Аля снова склоняется над молитвенником. А может, это Священное Писание? Понятия не имею, да и не особо интересно. Татьяне Владимировне, насколько я понимаю, неинтересно тоже. Нам не до Писания. Аля тут же поднимает голову снова, смотрит затуманенным взором куда-то поверх наших голов, произносит задумчиво и вдохновенно:
– Вы не представляете, девочки, – забавно, что малышка Аля зовет меня и Татьяну Владимировну «девочками». – Вы не представляете, какой символичный сон мне приснился! Мама приснилась и папа. Мы все вместе на лодке плывем из какой-то пещеры наружу. Кто-то хочет меня столкнуть из лодки в воду, вода грязная, кто-то качает эту лодку, но я удерживаюсь, мама мне помогает, и мы плывем дальше. Леночка, – это мне, – а вы так похожи на актрису Ирину Столярову. Вы знаете, мне сегодня намного лучше. Этот сон! Я очищаюсь, я выхожу из мутной воды, которая омрачала мое сознание…
У Али высокопарный слог, но удивительно точные выражения и богатые эпитеты. Она без жаргона и междометий филигранно выражает свои чувства. А их у Али так много, и все – столь мучительны для нее.

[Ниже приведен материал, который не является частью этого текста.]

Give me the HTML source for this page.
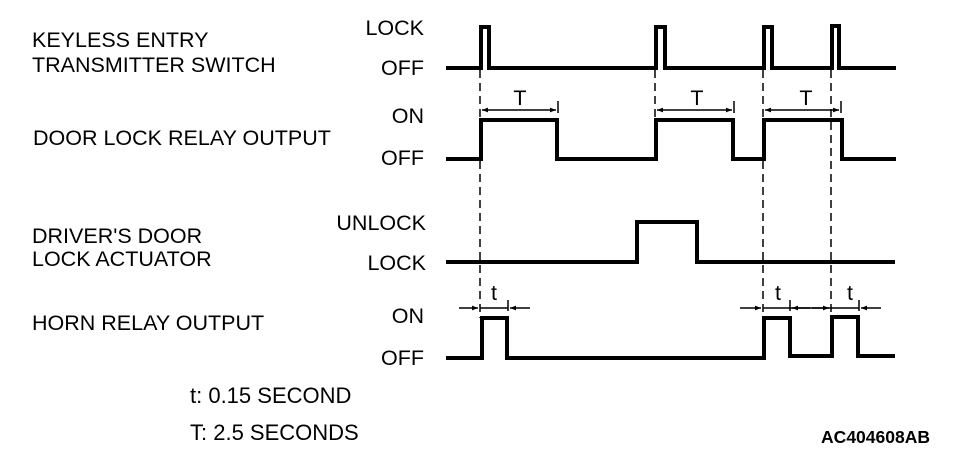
<!DOCTYPE html>
<html><head><meta charset="utf-8"><style>
html,body{margin:0;padding:0;background:#fff;}
svg{display:block;}
text{font-family:"Liberation Sans",Arial,sans-serif;font-size:21.5px;fill:#000;}
</style></head><body>
<svg width="960" height="458" viewBox="0 0 960 458" xmlns="http://www.w3.org/2000/svg">
<defs>
<marker id="a" viewBox="0 0 10 10" refX="10" refY="5" markerWidth="4" markerHeight="4" orient="auto-start-reverse"><path d="M0,1 L10,5 L0,9 z" fill="#000"/></marker>
</defs>
<g>
<text x="32" y="47">KEYLESS ENTRY</text>
<text x="32" y="72">TRANSMITTER SWITCH</text>
<text x="33" y="145">DOOR LOCK RELAY OUTPUT</text>
<text x="32" y="243">DRIVER'S DOOR</text>
<text x="32" y="266">LOCK ACTUATOR</text>
<text x="32" y="330">HORN RELAY OUTPUT</text>
<g text-anchor="end">
<text x="424" y="35">LOCK</text>
<text x="424" y="75">OFF</text>
<text x="424" y="123">ON</text>
<text x="424" y="165">OFF</text>
<text x="426" y="230">UNLOCK</text>
<text x="426" y="270">LOCK</text>
<text x="424" y="323">ON</text>
<text x="424" y="365">OFF</text>
</g>
<text x="190" y="403" style="font-size:22px">t: 0.15 SECOND</text>
<text x="190" y="440" style="font-size:22px">T: 2.5 SECONDS</text>
<text x="930" y="443" text-anchor="end" style="font-size:17.5px;font-weight:bold">AC404608AB</text>
</g>
<g fill="none" stroke="#000" stroke-width="4" stroke-linejoin="miter">
<polyline points="446,68 481,68 481,27 489,27 489,68 656,68 656,27 665,27 665,68 764,68 764,27 772,27 772,68 832,68 832,26 839,26 839,68 896,68"/>
<polyline points="446,159 481,159 481,120 557,120 557,159 656,159 656,120 733,120 733,159 764,159 764,120 842,120 842,159 896,159"/>
<polyline points="446,262 637,262 637,222 697,222 697,262 895,262"/>
<polyline points="446,358 482,358 482,318 507,318 507,358 764,358 764,318 790,318 790,356 832,356 832,317 858,317 858,356 895,356"/>
</g>
<g stroke="#000" stroke-width="1.5" stroke-dasharray="8,5">
<line x1="480" y1="70" x2="480" y2="318"/>
<line x1="655" y1="70" x2="655" y2="120"/>
<line x1="763" y1="70" x2="763" y2="318"/>
<line x1="831" y1="70" x2="831" y2="318"/>
</g>
<g stroke="#000" stroke-width="1.5">
<line x1="558" y1="101" x2="558" y2="113"/>
<line x1="734" y1="101" x2="734" y2="113"/>
<line x1="841" y1="101" x2="841" y2="113"/>
<line x1="482" y1="110" x2="556" y2="110" marker-start="url(#a)" marker-end="url(#a)"/>
<line x1="657" y1="110" x2="732" y2="110" marker-start="url(#a)" marker-end="url(#a)"/>
<line x1="765" y1="110" x2="839" y2="110" marker-start="url(#a)" marker-end="url(#a)"/>
<line x1="508" y1="300" x2="508" y2="311"/>
<line x1="790" y1="300" x2="790" y2="311"/>
<line x1="859" y1="300" x2="859" y2="311"/>
<line x1="459" y1="308" x2="478" y2="308" marker-end="url(#a)"/>
<line x1="480" y1="308" x2="508" y2="308"/>
<line x1="530" y1="308" x2="510" y2="308" marker-end="url(#a)"/>
<line x1="740" y1="308" x2="761" y2="308" marker-end="url(#a)"/>
<line x1="763" y1="308" x2="831" y2="308"/>
<line x1="810" y1="308" x2="792" y2="308" marker-end="url(#a)"/>
<line x1="812" y1="308" x2="829" y2="308" marker-end="url(#a)"/>
<line x1="831" y1="308" x2="859" y2="308"/>
<line x1="881" y1="308" x2="861" y2="308" marker-end="url(#a)"/>
</g>
<g text-anchor="middle" style="font-size:24px">
<text x="520" y="105">T</text>
<text x="697" y="105">T</text>
<text x="806" y="105">T</text>
</g>
<g text-anchor="middle" style="font-size:22px">
<text x="494" y="300">t</text>
<text x="778" y="300">t</text>
<text x="850" y="300">t</text>
</g>
</svg>
</body></html>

– …А завтра будет день поминовения усопших. Я чувствую, что иду на поправку. Мне гораздо лучше, я уже понимаю, что читаю… Я раньше могла только Евангелие читать. Вчера Леночкин роман читала, так было интересно. Значит, я выздоравливаю. Представляете, девочки, у меня на ноге родимое пятно. Оно появилось в Индии, когда я сильно загорела. В две тысячи пятом году. Не было никогда, а тут внезапно появилось. Странно, правда? Причем пятно в виде карты России. Может быть, моя миссия – спасти Россию?
Два дня лечащий, точнее, «наблюдающий» врач – бесспорно, опытный психиатр и профессиональный провокатор, – меня избегала, а вот сегодня, как раз минут за пятнадцать до начала субботнего посещения, когда я сижу как на иголках, гадая, кто придет ко мне, а главное – кого пропустят, врачиха решила поговорить «по душам».
И глаза у меня что-то красноватые, а на веках какие-то красные прожилочки нехорошие. Буркаю, что я всегда такая, когда ненакрашенная. «Что же вы не краситесь? – следует реплика. – Как же женщине и не краситься? Так себя и до депрессии можно довести!» Мне в голову не придет краситься в психушке, и еще меньше хочется обсуждать эту тему с докторицей. Ее следующее наблюдение – позавчера я была в «грустной задумчивости», что так понятно, раз я – творческий человек. От этого сусла начинает тошнить: «Не вздумайте приписать мне творческую душевную неуравновешенность» – и тут же получаю в ответ: «Ах, ну что вы все так обостренно воспринимаете?!»